Start of Data listing

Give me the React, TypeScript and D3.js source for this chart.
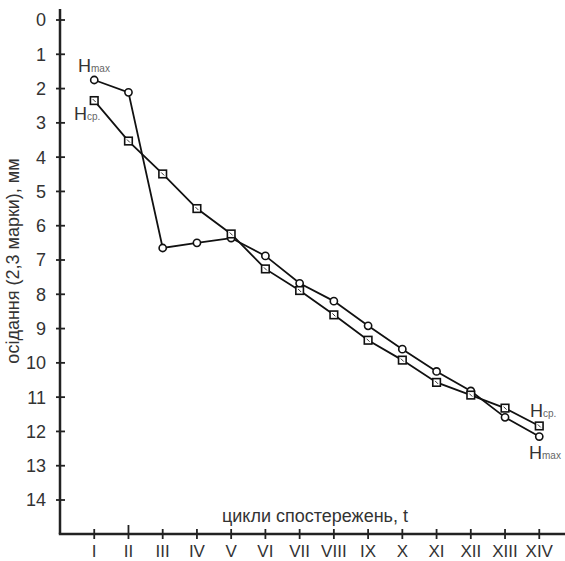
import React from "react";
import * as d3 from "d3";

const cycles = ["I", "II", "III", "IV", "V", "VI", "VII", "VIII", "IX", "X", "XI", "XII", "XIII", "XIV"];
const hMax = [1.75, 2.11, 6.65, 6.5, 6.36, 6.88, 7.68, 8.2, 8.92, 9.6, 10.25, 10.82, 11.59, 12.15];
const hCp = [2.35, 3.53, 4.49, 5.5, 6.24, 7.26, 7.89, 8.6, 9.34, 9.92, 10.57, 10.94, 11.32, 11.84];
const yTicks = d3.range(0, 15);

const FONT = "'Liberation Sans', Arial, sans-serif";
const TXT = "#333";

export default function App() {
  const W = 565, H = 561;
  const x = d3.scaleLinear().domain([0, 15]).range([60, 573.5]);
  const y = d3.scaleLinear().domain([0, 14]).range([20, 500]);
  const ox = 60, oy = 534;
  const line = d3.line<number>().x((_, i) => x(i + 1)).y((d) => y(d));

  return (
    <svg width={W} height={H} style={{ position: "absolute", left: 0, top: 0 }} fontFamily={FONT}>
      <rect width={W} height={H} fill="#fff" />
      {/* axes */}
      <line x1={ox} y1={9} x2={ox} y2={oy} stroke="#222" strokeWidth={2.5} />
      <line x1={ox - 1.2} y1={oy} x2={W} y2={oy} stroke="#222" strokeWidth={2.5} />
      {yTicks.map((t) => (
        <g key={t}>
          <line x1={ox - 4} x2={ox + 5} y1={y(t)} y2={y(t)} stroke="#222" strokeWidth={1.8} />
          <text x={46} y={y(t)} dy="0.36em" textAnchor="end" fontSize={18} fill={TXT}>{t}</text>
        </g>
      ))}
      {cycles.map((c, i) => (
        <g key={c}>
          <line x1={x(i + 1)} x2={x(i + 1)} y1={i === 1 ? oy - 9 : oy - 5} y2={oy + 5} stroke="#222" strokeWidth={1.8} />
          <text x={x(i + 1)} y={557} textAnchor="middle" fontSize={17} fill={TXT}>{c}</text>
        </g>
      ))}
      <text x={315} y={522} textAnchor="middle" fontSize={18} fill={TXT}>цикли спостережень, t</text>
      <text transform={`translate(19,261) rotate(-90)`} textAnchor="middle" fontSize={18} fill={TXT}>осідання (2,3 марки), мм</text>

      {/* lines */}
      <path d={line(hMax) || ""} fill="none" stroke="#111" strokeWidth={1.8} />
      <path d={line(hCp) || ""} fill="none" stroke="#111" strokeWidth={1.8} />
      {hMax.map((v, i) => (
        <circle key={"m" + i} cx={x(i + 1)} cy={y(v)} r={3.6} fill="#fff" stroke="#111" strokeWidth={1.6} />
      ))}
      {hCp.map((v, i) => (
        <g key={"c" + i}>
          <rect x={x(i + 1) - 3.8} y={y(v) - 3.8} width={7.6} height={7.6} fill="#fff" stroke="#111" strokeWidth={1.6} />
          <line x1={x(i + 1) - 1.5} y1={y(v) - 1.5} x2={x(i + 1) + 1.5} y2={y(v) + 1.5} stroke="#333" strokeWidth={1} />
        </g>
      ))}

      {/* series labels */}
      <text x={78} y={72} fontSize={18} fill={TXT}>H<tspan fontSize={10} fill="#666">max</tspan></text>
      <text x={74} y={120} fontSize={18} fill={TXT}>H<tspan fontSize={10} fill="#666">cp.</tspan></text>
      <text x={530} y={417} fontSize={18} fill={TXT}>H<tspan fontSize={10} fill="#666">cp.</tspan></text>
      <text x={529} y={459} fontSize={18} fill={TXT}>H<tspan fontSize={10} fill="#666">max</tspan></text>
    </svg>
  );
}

End of Data listing
Start of Data listing

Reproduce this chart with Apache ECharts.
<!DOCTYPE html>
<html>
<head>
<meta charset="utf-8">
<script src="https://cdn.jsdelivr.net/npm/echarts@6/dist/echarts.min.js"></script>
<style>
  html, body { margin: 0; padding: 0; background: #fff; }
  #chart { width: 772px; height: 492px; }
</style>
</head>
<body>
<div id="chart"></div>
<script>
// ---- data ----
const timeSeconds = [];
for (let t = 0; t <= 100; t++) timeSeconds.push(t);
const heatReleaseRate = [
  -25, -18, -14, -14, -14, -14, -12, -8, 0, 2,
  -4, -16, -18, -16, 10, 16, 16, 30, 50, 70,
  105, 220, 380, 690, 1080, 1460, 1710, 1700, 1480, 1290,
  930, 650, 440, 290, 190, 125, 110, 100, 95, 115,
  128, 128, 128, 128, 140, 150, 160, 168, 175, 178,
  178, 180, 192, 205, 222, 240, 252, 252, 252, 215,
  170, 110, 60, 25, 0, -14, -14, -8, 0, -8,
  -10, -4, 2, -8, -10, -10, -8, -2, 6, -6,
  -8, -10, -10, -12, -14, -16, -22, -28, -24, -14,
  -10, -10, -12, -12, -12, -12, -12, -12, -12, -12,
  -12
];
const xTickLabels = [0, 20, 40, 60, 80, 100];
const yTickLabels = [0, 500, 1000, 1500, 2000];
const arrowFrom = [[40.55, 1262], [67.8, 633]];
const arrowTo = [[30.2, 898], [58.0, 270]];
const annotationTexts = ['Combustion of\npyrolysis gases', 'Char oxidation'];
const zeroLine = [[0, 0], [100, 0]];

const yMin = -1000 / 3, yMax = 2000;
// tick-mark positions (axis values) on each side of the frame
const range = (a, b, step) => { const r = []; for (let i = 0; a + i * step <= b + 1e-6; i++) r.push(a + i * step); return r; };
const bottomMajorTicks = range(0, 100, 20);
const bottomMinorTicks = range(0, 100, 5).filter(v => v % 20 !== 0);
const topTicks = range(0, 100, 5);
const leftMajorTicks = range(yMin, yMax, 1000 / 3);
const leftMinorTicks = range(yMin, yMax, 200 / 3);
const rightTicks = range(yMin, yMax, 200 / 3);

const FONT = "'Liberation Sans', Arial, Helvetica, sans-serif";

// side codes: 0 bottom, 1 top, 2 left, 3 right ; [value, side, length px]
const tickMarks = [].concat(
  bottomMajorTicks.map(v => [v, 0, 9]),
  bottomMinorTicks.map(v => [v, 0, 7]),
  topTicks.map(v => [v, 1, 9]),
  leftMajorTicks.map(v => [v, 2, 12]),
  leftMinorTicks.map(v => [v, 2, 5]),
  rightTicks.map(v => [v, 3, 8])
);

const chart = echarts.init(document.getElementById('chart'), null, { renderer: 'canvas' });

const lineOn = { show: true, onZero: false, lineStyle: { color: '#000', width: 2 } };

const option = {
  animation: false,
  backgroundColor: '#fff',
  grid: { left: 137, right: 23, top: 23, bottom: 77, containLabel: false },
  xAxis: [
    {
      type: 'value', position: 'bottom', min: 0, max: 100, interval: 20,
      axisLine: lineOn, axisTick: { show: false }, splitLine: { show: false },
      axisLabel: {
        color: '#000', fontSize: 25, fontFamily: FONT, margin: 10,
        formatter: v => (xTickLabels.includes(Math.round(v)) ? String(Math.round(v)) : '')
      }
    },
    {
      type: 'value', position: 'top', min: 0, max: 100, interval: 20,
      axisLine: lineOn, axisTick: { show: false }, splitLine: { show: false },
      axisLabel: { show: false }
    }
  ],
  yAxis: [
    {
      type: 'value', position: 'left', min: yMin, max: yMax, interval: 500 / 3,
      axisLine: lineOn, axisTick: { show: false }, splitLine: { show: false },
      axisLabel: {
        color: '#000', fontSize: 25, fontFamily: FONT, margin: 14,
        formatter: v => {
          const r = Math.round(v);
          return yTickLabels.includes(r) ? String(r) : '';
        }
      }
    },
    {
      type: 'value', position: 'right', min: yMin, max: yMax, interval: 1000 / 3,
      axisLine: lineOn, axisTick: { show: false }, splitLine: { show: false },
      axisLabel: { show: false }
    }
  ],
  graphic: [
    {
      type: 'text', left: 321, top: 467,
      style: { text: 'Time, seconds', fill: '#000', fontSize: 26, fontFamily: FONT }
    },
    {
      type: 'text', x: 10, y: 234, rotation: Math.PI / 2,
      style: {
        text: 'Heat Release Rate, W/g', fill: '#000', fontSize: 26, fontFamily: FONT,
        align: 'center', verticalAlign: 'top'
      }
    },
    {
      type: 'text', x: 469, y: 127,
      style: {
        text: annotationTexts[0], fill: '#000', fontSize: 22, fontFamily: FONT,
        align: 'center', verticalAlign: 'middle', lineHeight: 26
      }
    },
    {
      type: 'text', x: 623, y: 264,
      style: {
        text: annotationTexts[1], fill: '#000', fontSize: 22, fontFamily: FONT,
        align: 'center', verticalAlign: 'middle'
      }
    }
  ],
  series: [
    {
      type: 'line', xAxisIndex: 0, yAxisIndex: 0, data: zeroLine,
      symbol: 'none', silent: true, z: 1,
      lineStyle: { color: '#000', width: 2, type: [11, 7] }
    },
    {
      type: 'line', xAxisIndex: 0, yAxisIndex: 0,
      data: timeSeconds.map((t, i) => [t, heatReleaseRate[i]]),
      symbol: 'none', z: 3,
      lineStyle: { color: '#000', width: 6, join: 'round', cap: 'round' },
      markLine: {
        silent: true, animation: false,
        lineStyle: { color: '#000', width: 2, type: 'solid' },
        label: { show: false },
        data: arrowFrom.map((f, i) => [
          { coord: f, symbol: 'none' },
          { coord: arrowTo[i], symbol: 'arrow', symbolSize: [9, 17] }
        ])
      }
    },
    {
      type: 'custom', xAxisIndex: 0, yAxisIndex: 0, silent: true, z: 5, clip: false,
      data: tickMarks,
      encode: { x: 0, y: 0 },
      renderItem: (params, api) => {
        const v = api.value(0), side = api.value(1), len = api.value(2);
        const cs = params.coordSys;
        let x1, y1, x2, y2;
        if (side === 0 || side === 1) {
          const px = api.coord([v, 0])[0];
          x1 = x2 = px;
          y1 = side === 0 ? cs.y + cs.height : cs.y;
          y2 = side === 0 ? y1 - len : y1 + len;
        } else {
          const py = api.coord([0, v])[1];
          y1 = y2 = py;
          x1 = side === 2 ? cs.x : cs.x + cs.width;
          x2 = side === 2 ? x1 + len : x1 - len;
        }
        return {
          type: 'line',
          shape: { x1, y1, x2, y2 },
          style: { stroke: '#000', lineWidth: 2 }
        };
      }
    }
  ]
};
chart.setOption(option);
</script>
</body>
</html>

End of Data listing

**Given problem**
Reproduce only the lines running from the one that has "Give me the" through the one that has "const yTicks = d3.range(0, 15);", ends included. Any pictures in that stretch should not be copied.

**Solution below**
Give me the React, TypeScript and D3.js source for this chart.
import React from "react";
import * as d3 from "d3";

const cycles = ["I", "II", "III", "IV", "V", "VI", "VII", "VIII", "IX", "X", "XI", "XII", "XIII", "XIV"];
const hMax = [1.75, 2.11, 6.65, 6.5, 6.36, 6.88, 7.68, 8.2, 8.92, 9.6, 10.25, 10.82, 11.59, 12.15];
const hCp = [2.35, 3.53, 4.49, 5.5, 6.24, 7.26, 7.89, 8.6, 9.34, 9.92, 10.57, 10.94, 11.32, 11.84];
const yTicks = d3.range(0, 15);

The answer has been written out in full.